Again, if the West Indian negro is not to-day all that might be wished, or even all that, under the influence of freedom, he had been expected to become, there may possibly be a complication of causes which has prevented his elevation. He has been allowed instruction, indeed, to some extent; the continued labors of those who contended for his freedom have secured to him the schoolmaster and the missionary. But this is not enough. Has he been taught the use of improved methods of agriculture, the application of machinery to the production of required results? Has he been encouraged to works of skill, to manufacturing arts even of the ruder kind? Has he not rather been subjected to the same policy which, before the Revolution, discountenanced manufactures among ourselves, and has caused the fabrics of the East Indies to be disused, and the factories of Ireland to stand still?
These questions need not be pursued. Yet, amid the conflicting voices of the evil days upon which we are fallen, now and then we hear lifted up a plea for Emancipation, an entreaty for the removal of the accursed thing which has plunged the happiest nation upon earth into the direst of calamities.

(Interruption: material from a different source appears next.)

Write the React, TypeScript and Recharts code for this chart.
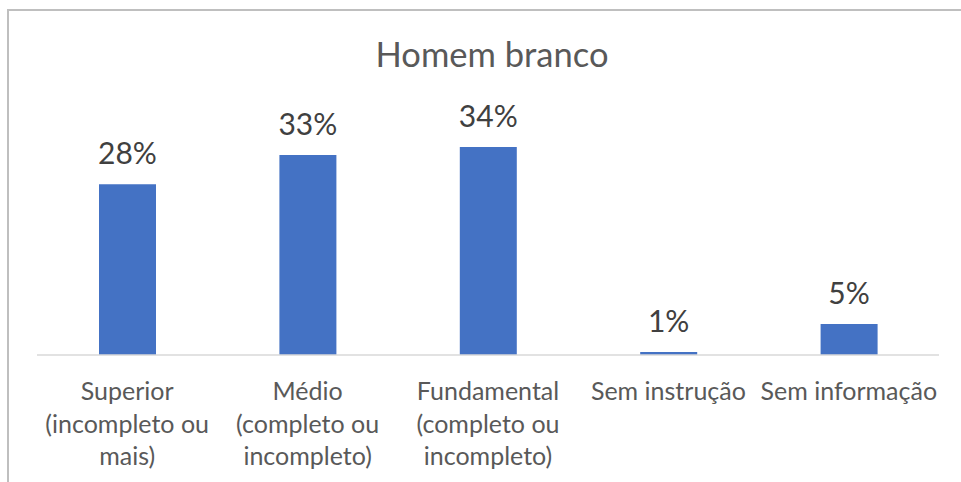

Of the causes which have affected the success of Emancipation in the case before us, it may be remarked, that, so far as their action has been pernicious, they would operate among ourselves less than in any colony of Great Britain, abundantly less than in the West Indies. The greater variety of employments with which the Maryland or Kentucky negro is familiar, his more frequent proficiency in mechanical pursuits, combined with other circumstances, render him decidedly a more eligible subject for freedom than the negro of Jamaica.
The changes which may issue in this country from the present commotions it were vain to predict. It may not, however, be unwise, in considering, as we have done, an achievement nobly conceived and generously accomplished, to examine carefully into the causes which may have rendered it otherwise than completely successful in its results.